**Exercise task**
Everything in the data should be repeated exactly, save for the images.

**Data section**
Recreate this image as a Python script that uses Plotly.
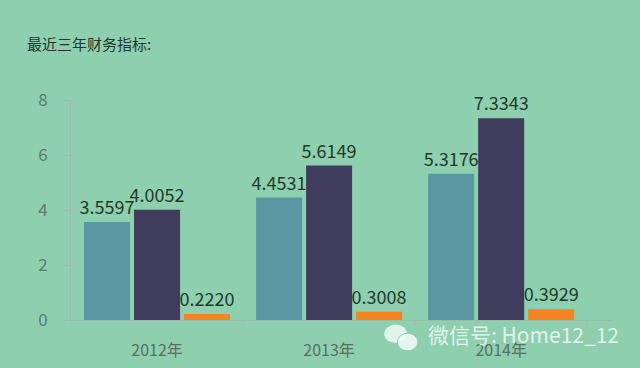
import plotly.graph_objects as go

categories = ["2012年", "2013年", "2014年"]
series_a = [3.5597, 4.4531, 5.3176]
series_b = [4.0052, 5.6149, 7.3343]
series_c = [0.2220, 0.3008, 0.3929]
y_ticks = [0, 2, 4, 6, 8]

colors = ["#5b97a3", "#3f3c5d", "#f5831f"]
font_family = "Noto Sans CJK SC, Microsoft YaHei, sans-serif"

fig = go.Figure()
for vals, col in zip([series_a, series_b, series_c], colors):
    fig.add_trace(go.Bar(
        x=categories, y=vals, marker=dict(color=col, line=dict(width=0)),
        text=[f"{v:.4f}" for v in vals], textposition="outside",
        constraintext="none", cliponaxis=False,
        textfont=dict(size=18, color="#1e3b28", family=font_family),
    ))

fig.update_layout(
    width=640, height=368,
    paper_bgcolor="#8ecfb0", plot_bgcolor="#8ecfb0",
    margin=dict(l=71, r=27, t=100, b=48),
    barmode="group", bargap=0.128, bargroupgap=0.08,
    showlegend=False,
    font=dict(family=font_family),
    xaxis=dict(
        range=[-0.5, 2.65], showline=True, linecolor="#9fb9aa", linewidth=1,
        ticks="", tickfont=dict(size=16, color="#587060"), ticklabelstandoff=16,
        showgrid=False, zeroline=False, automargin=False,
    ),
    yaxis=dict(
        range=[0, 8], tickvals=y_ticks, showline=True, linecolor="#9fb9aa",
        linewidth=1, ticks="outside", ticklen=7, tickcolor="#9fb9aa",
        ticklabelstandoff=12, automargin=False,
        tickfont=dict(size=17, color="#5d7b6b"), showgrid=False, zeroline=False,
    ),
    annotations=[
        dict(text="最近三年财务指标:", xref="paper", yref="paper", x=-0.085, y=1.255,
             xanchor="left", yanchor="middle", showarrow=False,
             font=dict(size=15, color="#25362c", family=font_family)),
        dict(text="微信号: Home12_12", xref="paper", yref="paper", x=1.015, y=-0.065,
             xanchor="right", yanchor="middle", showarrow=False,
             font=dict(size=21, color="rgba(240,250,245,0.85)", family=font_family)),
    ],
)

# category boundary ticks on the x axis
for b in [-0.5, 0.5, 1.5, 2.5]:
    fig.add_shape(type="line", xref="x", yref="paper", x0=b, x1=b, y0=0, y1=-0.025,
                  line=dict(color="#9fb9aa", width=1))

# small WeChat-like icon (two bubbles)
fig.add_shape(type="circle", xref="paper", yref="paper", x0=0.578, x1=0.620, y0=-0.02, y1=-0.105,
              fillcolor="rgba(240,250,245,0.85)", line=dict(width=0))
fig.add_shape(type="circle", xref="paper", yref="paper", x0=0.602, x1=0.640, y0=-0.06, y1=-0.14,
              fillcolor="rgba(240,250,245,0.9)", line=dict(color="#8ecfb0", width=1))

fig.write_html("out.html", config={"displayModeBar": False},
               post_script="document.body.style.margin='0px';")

**Output for this task**
Recreate this image as a Python script that uses Plotly.
import plotly.graph_objects as go

categories = ["2012年", "2013年", "2014年"]
series_a = [3.5597, 4.4531, 5.3176]
series_b = [4.0052, 5.6149, 7.3343]
series_c = [0.2220, 0.3008, 0.3929]
y_ticks = [0, 2, 4, 6, 8]

colors = ["#5b97a3", "#3f3c5d", "#f5831f"]
font_family = "Noto Sans CJK SC, Microsoft YaHei, sans-serif"

fig = go.Figure()
for vals, col in zip([series_a, series_b, series_c], colors):
    fig.add_trace(go.Bar(
        x=categories, y=vals, marker=dict(color=col, line=dict(width=0)),
        text=[f"{v:.4f}" for v in vals], textposition="outside",
        constraintext="none", cliponaxis=False,
        textfont=dict(size=18, color="#1e3b28", family=font_family),
    ))

fig.update_layout(
    width=640, height=368,
    paper_bgcolor="#8ecfb0", plot_bgcolor="#8ecfb0",
    margin=dict(l=71, r=27, t=100, b=48),
    barmode="group", bargap=0.128, bargroupgap=0.08,
    showlegend=False,
    font=dict(family=font_family),
    xaxis=dict(
        range=[-0.5, 2.65], showline=True, linecolor="#9fb9aa", linewidth=1,
        ticks="", tickfont=dict(size=16, color="#587060"), ticklabelstandoff=16,
        showgrid=False, zeroline=False, automargin=False,
    ),
    yaxis=dict(
        range=[0, 8], tickvals=y_ticks, showline=True, linecolor="#9fb9aa",
        linewidth=1, ticks="outside", ticklen=7, tickcolor="#9fb9aa",
        ticklabelstandoff=12, automargin=False,
        tickfont=dict(size=17, color="#5d7b6b"), showgrid=False, zeroline=False,
    ),
    annotations=[
        dict(text="最近三年财务指标:", xref="paper", yref="paper", x=-0.085, y=1.255,
             xanchor="left", yanchor="middle", showarrow=False,
             font=dict(size=15, color="#25362c", family=font_family)),
        dict(text="微信号: Home12_12", xref="paper", yref="paper", x=1.015, y=-0.065,
             xanchor="right", yanchor="middle", showarrow=False,
             font=dict(size=21, color="rgba(240,250,245,0.85)", family=font_family)),
    ],
)

# category boundary ticks on the x axis
for b in [-0.5, 0.5, 1.5, 2.5]:
    fig.add_shape(type="line", xref="x", yref="paper", x0=b, x1=b, y0=0, y1=-0.025,
                  line=dict(color="#9fb9aa", width=1))

# small WeChat-like icon (two bubbles)
fig.add_shape(type="circle", xref="paper", yref="paper", x0=0.578, x1=0.620, y0=-0.02, y1=-0.105,
              fillcolor="rgba(240,250,245,0.85)", line=dict(width=0))
fig.add_shape(type="circle", xref="paper", yref="paper", x0=0.602, x1=0.640, y0=-0.06, y1=-0.14,
              fillcolor="rgba(240,250,245,0.9)", line=dict(color="#8ecfb0", width=1))

fig.write_html("out.html", config={"displayModeBar": False},
               post_script="document.body.style.margin='0px';")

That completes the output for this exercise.